例えば、神戸や鹿島、湘南や町田をはじめとした複数のクラブは、ワクチン接種会場としてのスタジアム利用について自治体と連携し、地域医療に貢献しています。ワクチン接種を目的に初めてスタジアムに訪れた方も多く、思わぬきっかけでスポーツを身近に感じることになっています。
また、G大阪はテレワークスペースとしてスタジアム内のVIPラウンジルームを開放し、緑のピッチを眺めながらテレワークが可能なサービスを展開しています。
昼はVIPラウンジルームで仕事、夜は観客座席で試合観戦、一日中スタジアムを満喫できる夢のチケットの販売にも今後期待したいところです。そのほかにも、C大阪では朝ヨガ体験企画を通して地域住民の健康促進に貢献、鹿島はホームタウン地域を疑似観光できるバーチャル体験など、各クラブが様々な企画を実行しています。
健康・医療やテレワーク、観光といったスタジアム観戦以外の機会を通じた接点づくりが進み、地域住民の生活自体を支えていく取り組みは今後さらに加速していくと考えられます。
そして、実はこのようなクラブの在り方は、これまでの「観戦体験」のみならず、生活機能の一部として、スポーツ団体・クラブが存在することで新たな価値を地域社会に提供できるという意味で、理想的な姿の1つだといえます。
スポーツを通した新たな価値創造
最後に、新たな付加価値を生み出せるようになったスポーツ団体・クラブが、ファン・サポーターや地域とのつながりをどのように維持・強化していくかを考えてみたいと思います。
もちろん価値の中心はスポーツコンテンツそのものであることは揺るぎないところですが、コロナ禍によってスポーツ団体・クラブにとっての「商圏」「提供価値」の再定義がなされたことは、ある意味大きなチャンスなのではないかと考えられます。
今回のコロナ禍により、期せずして10年は進んだといわれるデジタルテクノロジーを使って、特定の座席に座っているのと同じ空間を再現できるバーチャルスタジアムの普及も進んでいます。その結果、どこで観るか、誰と観るかという観戦体験の選択肢が増え、スタジアム入場者だけではなくDAZNなどでの配信やパブリックビューイングの視聴者を含めた「総観客数」という考え方が浸透し「商圏」の概念が変わる、そんな時代もそう遠くないものと思われます。
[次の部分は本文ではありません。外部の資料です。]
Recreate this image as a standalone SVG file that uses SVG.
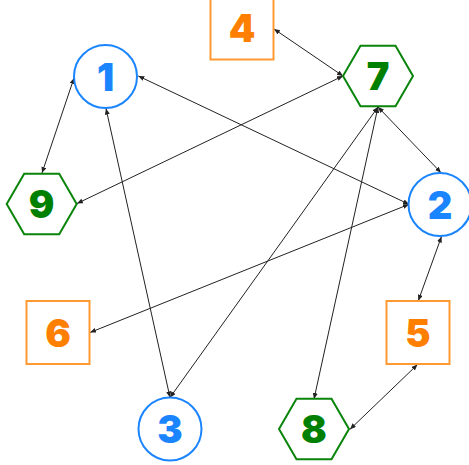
<svg xmlns="http://www.w3.org/2000/svg" width="469" height="465" viewBox="0 0 469 465">
<style>
.e{stroke:#222;stroke-width:1;fill:none;marker-start:url(#a);marker-end:url(#a)}
.c{fill:#fff;stroke:#1a85ff;stroke-width:2}
.s{fill:#fff;stroke:#ff9933;stroke-width:2}
.h{fill:#fff;stroke:#0a840a;stroke-width:2}
.t{font-family:Inter,"Open Sans","DejaVu Sans",sans-serif;font-weight:900;font-size:38px;text-anchor:middle}
.tb{fill:#1a85ff}.to{fill:#ff8000}.tg{fill:#008000}
</style>
<defs>
<marker id="a" markerUnits="userSpaceOnUse" markerWidth="7" markerHeight="6" refX="6" refY="2.5" orient="auto-start-reverse">
<path d="M0,0 L6,2.5 L0,5 z" fill="#222"/>
</marker>
</defs>
<rect width="469" height="465" fill="#fff"/>
<g id="edges">
<line class="e" x1="343" y1="76" x2="274" y2="29"/>
<line class="e" x1="343" y1="76" x2="77" y2="203.5"/>
<line class="e" x1="74" y1="78" x2="42" y2="173"/>
<line class="e" x1="409" y1="204.3" x2="138.3" y2="76"/>
<line class="e" x1="409" y1="204.3" x2="90" y2="332.5"/>
<line class="e" x1="106" y1="108.5" x2="170" y2="397.5"/>
<line class="e" x1="378" y1="107" x2="170" y2="397.5"/>
<line class="e" x1="378" y1="107" x2="314" y2="399"/>
<line class="e" x1="378" y1="107" x2="441" y2="172.7"/>
<line class="e" x1="441.5" y1="236.5" x2="418.3" y2="300.7"/>
<line class="e" x1="417.5" y1="364.5" x2="350" y2="429.3"/>
</g>
<g id="n1"><circle class="c" cx="105.5" cy="76.5" r="31.5"/><text class="t tb" x="105.5" y="90.5">1</text></g>
<g id="n2"><circle class="c" cx="440" cy="204.5" r="31.5"/><text class="t tb" x="440" y="218.5">2</text></g>
<g id="n3"><circle class="c" cx="170" cy="429" r="31.5"/><text class="t tb" x="170" y="443">3</text></g>
<g id="n4"><rect class="s" x="210.5" y="-3.5" width="63" height="63"/><text class="t to" x="242" y="42">4</text></g>
<g id="n5"><rect class="s" x="386.5" y="301" width="63" height="63"/><text class="t to" x="418" y="346.5">5</text></g>
<g id="n6"><rect class="s" x="26.5" y="301" width="63" height="63"/><text class="t to" x="58" y="346.5">6</text></g>
<g id="n7"><polygon class="h" points="413,76 395.5,45.7 360.5,45.7 343,76 360.5,106.3 395.5,106.3"/><text class="t tg" x="378" y="90">7</text></g>
<g id="n8"><polygon class="h" points="349,429 331.5,398.7 296.5,398.7 279,429 296.5,459.3 331.5,459.3"/><text class="t tg" x="314" y="443">8</text></g>
<g id="n9"><polygon class="h" points="76.7,204 59.2,173.7 24.2,173.7 6.7,204 24.2,234.3 59.2,234.3"/><text class="t tg" x="41.7" y="218">9</text></g>
</svg>
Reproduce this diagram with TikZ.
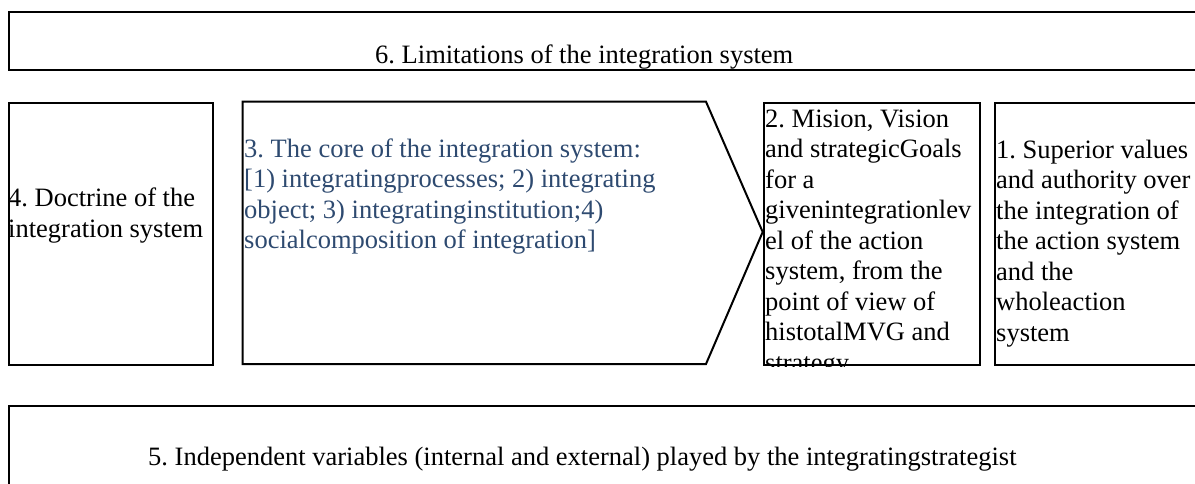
\documentclass[tikz,border=0pt]{standalone}
\usepackage{fontspec}
\setmainfont{Liberation Serif}
\definecolor{coreblue}{RGB}{46,74,112}
\frenchspacing
\begin{document}
\begin{tikzpicture}[x=1pt,y=-1pt,
  box/.style={draw=black, line width=2pt, inner sep=0pt, anchor=north west},
  txt/.style={inner sep=0pt, align=left, anchor=north west, font=\fontsize{26.5}{30.5}\selectfont},
  oneline/.style={inner sep=0pt, anchor=base west, font=\fontsize{26.5}{30.5}\selectfont}]
\useasboundingbox (0,0) rectangle (1195,483);
\clip (0,0) rectangle (1195,483);
% boxes
\node[box, minimum width=1202pt, minimum height=58.6pt] (b6) at (8,10.7) {};
\node[box, minimum width=204.3pt, minimum height=262.3pt] (b4) at (7.7,101.7) {};
\node[box, minimum width=216.3pt, minimum height=262.3pt] (b2) at (762.7,101.7) {};
\node[box, minimum width=216pt, minimum height=262.3pt] (b1) at (994,101.7) {};
\node[box, minimum width=1202pt, minimum height=100pt] (b5) at (8,405) {};
% core arrow shape
\coordinate (c1) at (242.7,101.7);
\coordinate (c2) at (706,101.7);
\coordinate (c3) at (762.7,232);
\coordinate (c4) at (706,364);
\coordinate (c5) at (242.7,364);
\draw[line width=2pt, line join=miter] (c1) -- (c2) -- (c3) -- (c4) -- (c5) -- cycle;
% texts
\node[oneline] (t6) at (375,63) {6. Limitations of the integration system};
\node[txt] (t4) at (8,185.3) {\strut 4. Doctrine of the\\integration system};
\node[txt, text=coreblue] (t3) at (244,135.6) {\strut 3. The core of the integration system:\\{[}1) integratingprocesses; 2) integrating\\object; 3) integratinginstitution;4)\\socialcomposition of integration]};
\begin{scope}
\clip (b2.north west) rectangle (b2.south east);
\node[txt] (t2) at (765,105.6) {\strut 2. Mision, Vision\\and strategicGoals\\for a\\givenintegrationlev\\el of the action\\system, from the\\point of view of\\histotalMVG and\\strategy};
\end{scope}
\node[txt] (t1) at (996,136.6) {\strut 1. Superior values\\and authority over\\the integration of\\the action system\\and the\\wholeaction\\system};
\node[oneline] (t5) at (148,465) {5. Independent variables (internal and external) played by the integratingstrategist};
\end{tikzpicture}
\end{document}
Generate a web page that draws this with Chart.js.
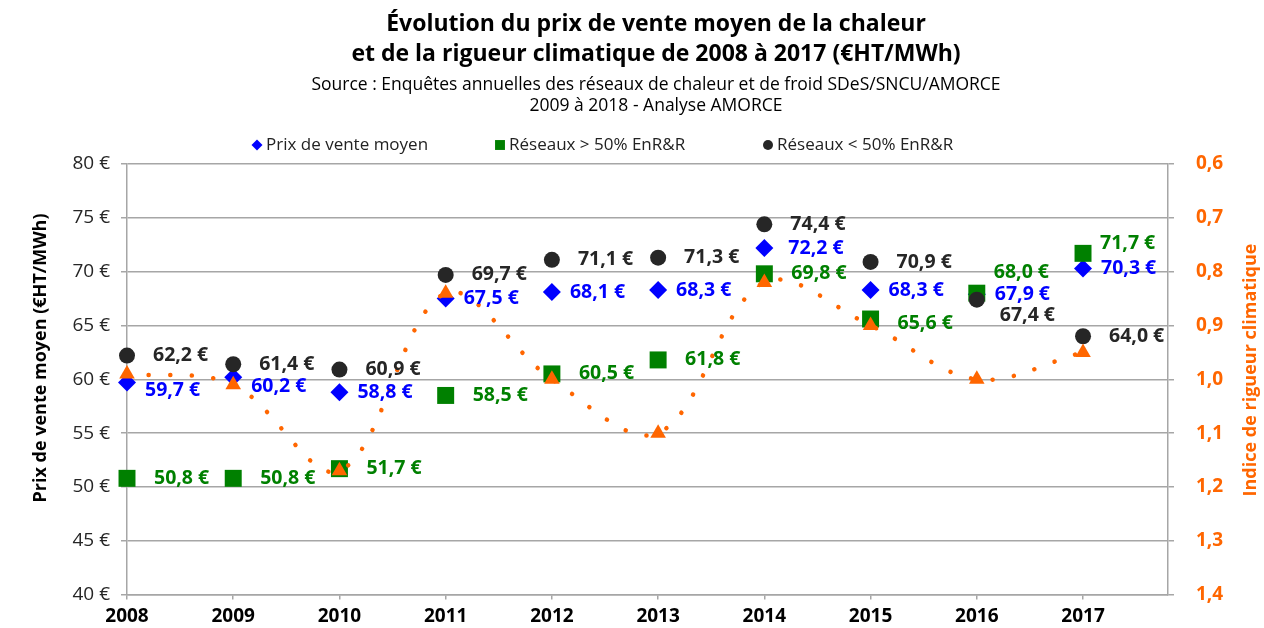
<!DOCTYPE html>
<html lang="fr">
<head>
<meta charset="utf-8">
<title>Prix de vente moyen de la chaleur et rigueur climatique</title>
<script src="https://cdn.jsdelivr.net/npm/chart.js@4.4.1/dist/chart.umd.min.js"></script>
<style>
  html, body { margin: 0; padding: 0; background: #fff; }
</style>
</head>
<body>
<canvas id="graphique" width="1264" height="628"></canvas>
<script>
const annees = [2008, 2009, 2010, 2011, 2012, 2013, 2014, 2015, 2016, 2017];
const prixMoyen = [59.7, 60.2, 58.8, 67.5, 68.1, 68.3, 72.2, 68.3, 67.9, 70.3];
const reseauxPlus50 = [50.8, 50.8, 51.7, 58.5, 60.5, 61.8, 69.8, 65.6, 68.0, 71.7];
const reseauxMoins50 = [62.2, 61.4, 60.9, 69.7, 71.1, 71.3, 74.4, 70.9, 67.4, 64.0];
const rigueur = [0.99, 1.01, 1.17, 0.84, 1.00, 1.10, 0.82, 0.90, 1.00, 0.95];

const ticksPrix = [40, 45, 50, 55, 60, 65, 70, 75, 80];
const ticksRigueur = [0.6, 0.7, 0.8, 0.9, 1.0, 1.1, 1.2, 1.3, 1.4];

const titre = [
  "Évolution du prix de vente moyen de la chaleur",
  "et de la rigueur climatique de 2008 à 2017 (€HT/MWh)"
];
const sousTitre = [
  "Source : Enquêtes annuelles des réseaux de chaleur et de froid SDeS/SNCU/AMORCE",
  "2009 à 2018 - Analyse AMORCE"
];
const titreGauche = "Prix de vente moyen (€HT/MWh)";
const titreDroite = "Indice de rigueur climatique";

const POLICE = '"Open Sans", "DejaVu Sans", sans-serif';
const BLEU = "#0000ff", VERT = "#008000", NOIR = "#262626", ORANGE = "#ff6600", GRIS = "#a6a6a6";

const points = serie => annees.map((a, i) => ({ x: a, y: serie[i] }));
const euro = v => v.toFixed(1).replace(".", ",") + " €";

// position des étiquettes : [dx, dy] par défaut puis cas particuliers
const decalages = [
  { base: [18, 0], cas: { 0: [18, 8], 1: [18, 9], 6: [24, 0] } },
  { base: [27, 0], cas: { 7: [27, 4], 8: [17, -21], 9: [17, -10] } },
  { base: [26, 0], cas: { 8: [23, 16] } }
];

const etiquettes = {
  id: "etiquettes",
  afterDatasetsDraw(chart) {
    const ctx = chart.ctx;
    ctx.save();
    ctx.font = "bold 19.5px " + POLICE;
    ctx.textAlign = "left";
    ctx.textBaseline = "middle";
    decalages.forEach((d, di) => {
      const ds = chart.data.datasets[di];
      const meta = chart.getDatasetMeta(di);
      ctx.fillStyle = ds.couleurTexte;
      meta.data.forEach((pt, i) => {
        const [dx, dy] = d.cas[i] || d.base;
        ctx.fillText(euro(ds.data[i].y), pt.x + dx, pt.y + dy);
      });
    });
    ctx.restore();
  }
};

const enTete = {
  id: "enTete",
  afterDraw(chart) {
    const ctx = chart.ctx;
    ctx.save();
    ctx.textAlign = "center";
    ctx.textBaseline = "middle";
    ctx.fillStyle = "#000";
    ctx.font = "bold 23px " + POLICE;
    titre.forEach((l, i) => ctx.fillText(l, 656, 24 + i * 30));
    ctx.font = "17.5px " + POLICE;
    sousTitre.forEach((l, i) => ctx.fillText(l, 656, 85 + i * 21));

    // titres des axes
    ctx.font = "bold 18px " + POLICE;
    ctx.save();
    ctx.translate(41, 358);
    ctx.rotate(-Math.PI / 2);
    ctx.fillText(titreGauche, 0, 0);
    ctx.restore();
    ctx.save();
    ctx.fillStyle = ORANGE;
    ctx.translate(1251, 370);
    ctx.rotate(-Math.PI / 2);
    ctx.fillText(titreDroite, 0, 0);
    ctx.restore();

    // légende
    const xs = [257, 500, 768];
    const tailles = [5.5, 7, 5];
    ctx.textAlign = "left";
    ctx.font = "17px " + POLICE;
    [0, 1, 2].forEach((di, k) => {
      const ds = chart.data.datasets[di];
      ctx.fillStyle = ds.backgroundColor;
      Chart.helpers.drawPoint(ctx, { pointStyle: ds.pointStyle, radius: tailles[k], borderWidth: 0 }, xs[k], 145);
      ctx.fillStyle = "#222";
      ctx.fillText(ds.label, xs[k] + 9, 145);
    });
    ctx.restore();
  }
};

new Chart(document.getElementById("graphique"), {
  type: "scatter",
  data: {
    datasets: [
      {
        label: "Prix de vente moyen",
        data: points(prixMoyen),
        pointStyle: "rectRot",
        pointRadius: 9,
        backgroundColor: BLEU,
        borderWidth: 0,
        couleurTexte: BLEU,
        yAxisID: "y",
        order: 3,
        clip: false
      },
      {
        label: "Réseaux > 50% EnR&R",
        data: points(reseauxPlus50),
        pointStyle: "rect",
        pointRadius: 12,
        backgroundColor: VERT,
        borderWidth: 0,
        couleurTexte: VERT,
        yAxisID: "y",
        order: 2,
        clip: false
      },
      {
        label: "Réseaux < 50% EnR&R",
        data: points(reseauxMoins50),
        pointStyle: "circle",
        pointRadius: 8,
        backgroundColor: NOIR,
        borderWidth: 0,
        couleurTexte: NOIR,
        yAxisID: "y",
        order: 1,
        clip: false
      },
      {
        type: "line",
        label: "Indice de rigueur climatique",
        data: points(rigueur),
        yAxisID: "y2",
        borderColor: ORANGE,
        backgroundColor: ORANGE,
        borderWidth: 4.5,
        borderDash: [0.1, 21.5],
        borderCapStyle: "round",
        tension: 0.35,
        pointStyle: "triangle",
        pointRadius: 9,
        pointBorderWidth: 0,
        pointBackgroundColor: ORANGE,
        order: 0,
        clip: false
      }
    ]
  },
  options: {
    responsive: false,
    devicePixelRatio: 1,
    animation: false,
    events: [],
    layout: { padding: { top: 164, left: 0, right: 0, bottom: 0 } },
    plugins: {
      legend: { display: false },
      tooltip: { enabled: false }
    },
    scales: {
      x: {
        type: "linear",
        min: 2008,
        max: 2017.8,
        afterBuildTicks: s => { s.ticks = annees.map(v => ({ value: v })); },
        afterFit: s => { s.height = 30; },
        grid: { drawOnChartArea: false, drawTicks: true, tickLength: 5, color: GRIS, lineWidth: 1.5 },
        border: { display: true, color: GRIS, width: 1.5 },
        ticks: {
          padding: 6,
          color: "#000",
          font: { family: POLICE, size: 19, weight: "bold" },
          callback: v => String(v),
          maxRotation: 0
        }
      },
      y: {
        position: "left",
        min: 40,
        max: 80,
        afterBuildTicks: s => { s.ticks = ticksPrix.map(v => ({ value: v })); },
        afterFit: s => { s.width = 127; },
        grid: { color: GRIS, lineWidth: 1.5, tickLength: 6 },
        border: { display: true, color: GRIS, width: 1.5 },
        ticks: {
          padding: 11,
          color: "#262626",
          font: { family: POLICE, size: 19 },
          callback: v => v + " €"
        }
      },
      y2: {
        position: "right",
        reverse: true,
        min: 0.6,
        max: 1.4,
        afterBuildTicks: s => { s.ticks = ticksRigueur.map(v => ({ value: v })); },
        afterFit: s => { s.width = 96; },
        grid: { drawOnChartArea: false, drawTicks: true, tickLength: 6, color: GRIS, lineWidth: 1.5 },
        border: { display: true, color: GRIS, width: 1.5 },
        ticks: {
          padding: 22,
          color: ORANGE,
          font: { family: POLICE, size: 19, weight: "bold" },
          callback: v => v.toFixed(1).replace(".", ",")
        }
      }
    }
  },
  plugins: [etiquettes, enTete]
});
</script>
</body>
</html>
また、先の例のようにスポーツ団体・クラブの「提供価値」は決してスポーツコンテンツだけではありません。
スポーツは地域とのつながりが非常に強く、パートナー企業や地域との関係性によって、あらゆる価値の相乗効果が生まれ、日常生活の様々な「顧客体験」をスポーツ団体・クラブが提供する姿が想像できます。
昨今のビジネスの潮流としても企業が消費者に対してモノやサービスを売る形態だけではなく、コミュニティーに集う企業や消費者がつながり、新たな価値を創造してくコミュニティービジネスが拡大しています。
地域・企業・生活者のコミュニティーハブとしてスポーツ団体・クラブが担う役割はますます大きくなり、生活のあらゆる機能を提供していく、これまでの「観戦体験」の枠を超えた「顧客体験」実現を、コロナ禍が加速させるのかもしれません。